The list is endless. Those last two, by the way, are a perfect example of my next Law....

II. Law of Conservation of Guilt: The total amount of guilt in the parenting world remains constant. Guilt cannot be created or destroyed, it can only be changed from one form to another. For example....

* For every mom that feels guilty about buying her daughter too many American Girl doll clothes, there's another mom that feels guilty about not buying her daughter any AG doll clothes like all her friends have.

* For every mom that feels guilty about abandoning her kids to a nanny or daycare, there's another mom that feels guilty about yelling at them because they've been annoying her all day.

* For every dad that feels guilty about stepping in to resolve an argument between his son and another boy, there's a dad that feels guilty about leaving his son resolve the conflict on his own.

Actually, all those examples are personal ones. I've been on both sides of these situations and felt guilty both times.

III. Third Law of Guilt: For every feeling of guilt there is an equal and opposite way to absolve that guilt.

Sorry, here is where my theories break down. I have absolutely no idea how to get rid of that guilty feeling.

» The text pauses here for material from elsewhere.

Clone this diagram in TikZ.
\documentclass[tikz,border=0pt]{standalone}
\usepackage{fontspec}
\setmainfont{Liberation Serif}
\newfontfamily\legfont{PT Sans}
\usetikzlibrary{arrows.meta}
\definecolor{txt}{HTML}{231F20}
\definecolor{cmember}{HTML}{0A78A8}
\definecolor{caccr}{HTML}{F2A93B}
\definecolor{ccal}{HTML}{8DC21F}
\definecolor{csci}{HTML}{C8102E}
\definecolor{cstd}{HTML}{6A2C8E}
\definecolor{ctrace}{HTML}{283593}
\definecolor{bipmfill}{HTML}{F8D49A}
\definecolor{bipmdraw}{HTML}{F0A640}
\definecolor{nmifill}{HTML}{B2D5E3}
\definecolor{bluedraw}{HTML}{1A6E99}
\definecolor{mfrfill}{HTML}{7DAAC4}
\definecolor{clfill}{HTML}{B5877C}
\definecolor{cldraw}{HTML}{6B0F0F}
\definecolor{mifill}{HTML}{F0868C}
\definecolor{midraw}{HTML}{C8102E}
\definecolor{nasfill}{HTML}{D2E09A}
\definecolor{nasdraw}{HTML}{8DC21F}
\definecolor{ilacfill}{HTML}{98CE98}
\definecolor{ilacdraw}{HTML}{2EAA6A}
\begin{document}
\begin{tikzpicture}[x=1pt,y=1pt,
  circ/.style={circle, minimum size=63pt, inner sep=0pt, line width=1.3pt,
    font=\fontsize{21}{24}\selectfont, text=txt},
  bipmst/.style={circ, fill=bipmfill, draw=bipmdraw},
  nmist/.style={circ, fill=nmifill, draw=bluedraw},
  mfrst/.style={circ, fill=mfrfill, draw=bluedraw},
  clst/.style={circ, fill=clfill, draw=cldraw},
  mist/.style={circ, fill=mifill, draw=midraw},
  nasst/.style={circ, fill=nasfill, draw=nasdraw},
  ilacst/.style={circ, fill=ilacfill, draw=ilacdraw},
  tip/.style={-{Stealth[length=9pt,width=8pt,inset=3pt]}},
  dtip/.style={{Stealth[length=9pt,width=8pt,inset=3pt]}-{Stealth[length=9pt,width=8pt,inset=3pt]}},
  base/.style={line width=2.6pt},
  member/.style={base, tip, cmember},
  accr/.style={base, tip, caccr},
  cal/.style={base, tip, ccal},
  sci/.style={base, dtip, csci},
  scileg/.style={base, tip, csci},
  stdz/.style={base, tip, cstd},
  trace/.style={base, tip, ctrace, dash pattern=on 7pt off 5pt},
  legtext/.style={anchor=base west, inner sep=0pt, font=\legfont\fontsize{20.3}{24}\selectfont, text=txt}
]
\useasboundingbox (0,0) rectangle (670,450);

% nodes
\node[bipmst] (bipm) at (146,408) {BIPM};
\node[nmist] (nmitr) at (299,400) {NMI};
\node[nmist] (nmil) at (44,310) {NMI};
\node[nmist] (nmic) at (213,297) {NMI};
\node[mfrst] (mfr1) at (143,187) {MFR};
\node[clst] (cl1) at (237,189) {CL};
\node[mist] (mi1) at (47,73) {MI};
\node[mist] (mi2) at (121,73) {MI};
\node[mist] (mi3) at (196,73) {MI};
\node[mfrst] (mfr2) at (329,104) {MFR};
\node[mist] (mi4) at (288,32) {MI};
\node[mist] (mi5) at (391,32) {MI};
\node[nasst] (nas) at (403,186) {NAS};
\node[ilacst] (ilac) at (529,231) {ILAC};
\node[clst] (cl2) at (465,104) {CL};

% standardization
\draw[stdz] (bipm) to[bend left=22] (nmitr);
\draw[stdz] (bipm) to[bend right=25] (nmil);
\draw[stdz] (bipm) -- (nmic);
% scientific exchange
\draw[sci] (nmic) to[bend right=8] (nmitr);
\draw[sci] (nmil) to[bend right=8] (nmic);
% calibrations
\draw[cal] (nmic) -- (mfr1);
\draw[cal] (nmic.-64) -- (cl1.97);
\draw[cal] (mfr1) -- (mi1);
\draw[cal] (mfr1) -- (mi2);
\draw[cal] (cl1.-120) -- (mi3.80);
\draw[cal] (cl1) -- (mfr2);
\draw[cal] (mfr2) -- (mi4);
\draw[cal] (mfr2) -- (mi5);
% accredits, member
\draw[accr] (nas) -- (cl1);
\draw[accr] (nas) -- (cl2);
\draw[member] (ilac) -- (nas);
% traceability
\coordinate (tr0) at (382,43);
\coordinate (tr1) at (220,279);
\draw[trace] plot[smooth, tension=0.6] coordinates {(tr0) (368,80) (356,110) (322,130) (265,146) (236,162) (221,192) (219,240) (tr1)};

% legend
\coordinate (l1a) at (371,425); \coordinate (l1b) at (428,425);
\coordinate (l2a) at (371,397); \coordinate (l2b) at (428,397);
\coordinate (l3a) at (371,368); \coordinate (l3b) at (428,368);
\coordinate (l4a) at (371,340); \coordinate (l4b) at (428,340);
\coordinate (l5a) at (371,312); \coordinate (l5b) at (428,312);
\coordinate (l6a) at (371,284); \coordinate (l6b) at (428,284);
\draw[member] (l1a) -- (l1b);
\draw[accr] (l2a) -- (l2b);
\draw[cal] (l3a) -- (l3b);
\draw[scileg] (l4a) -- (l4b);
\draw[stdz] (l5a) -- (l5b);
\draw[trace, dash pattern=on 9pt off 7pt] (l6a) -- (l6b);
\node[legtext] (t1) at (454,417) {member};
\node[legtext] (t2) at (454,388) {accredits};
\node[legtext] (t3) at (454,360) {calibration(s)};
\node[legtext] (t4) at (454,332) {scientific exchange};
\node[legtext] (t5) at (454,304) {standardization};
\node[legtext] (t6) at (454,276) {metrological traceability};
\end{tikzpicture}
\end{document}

I think we all want to be the best parents we can be to our kids, and that guilt is a normal emotion we experience when we examine the parenting choices we make (or have made). We wonder if an alternate choice would have been better -- and sometimes we know it would, and admit we settled for second-best for various reasons -- and voila, here comes the guilt. Rather than getting rid of the guilty feeling, maybe we should just accept it for a while for the human emotion that it is. Then we should either resolve to do better or resolve to be more confident in our choices, and move on.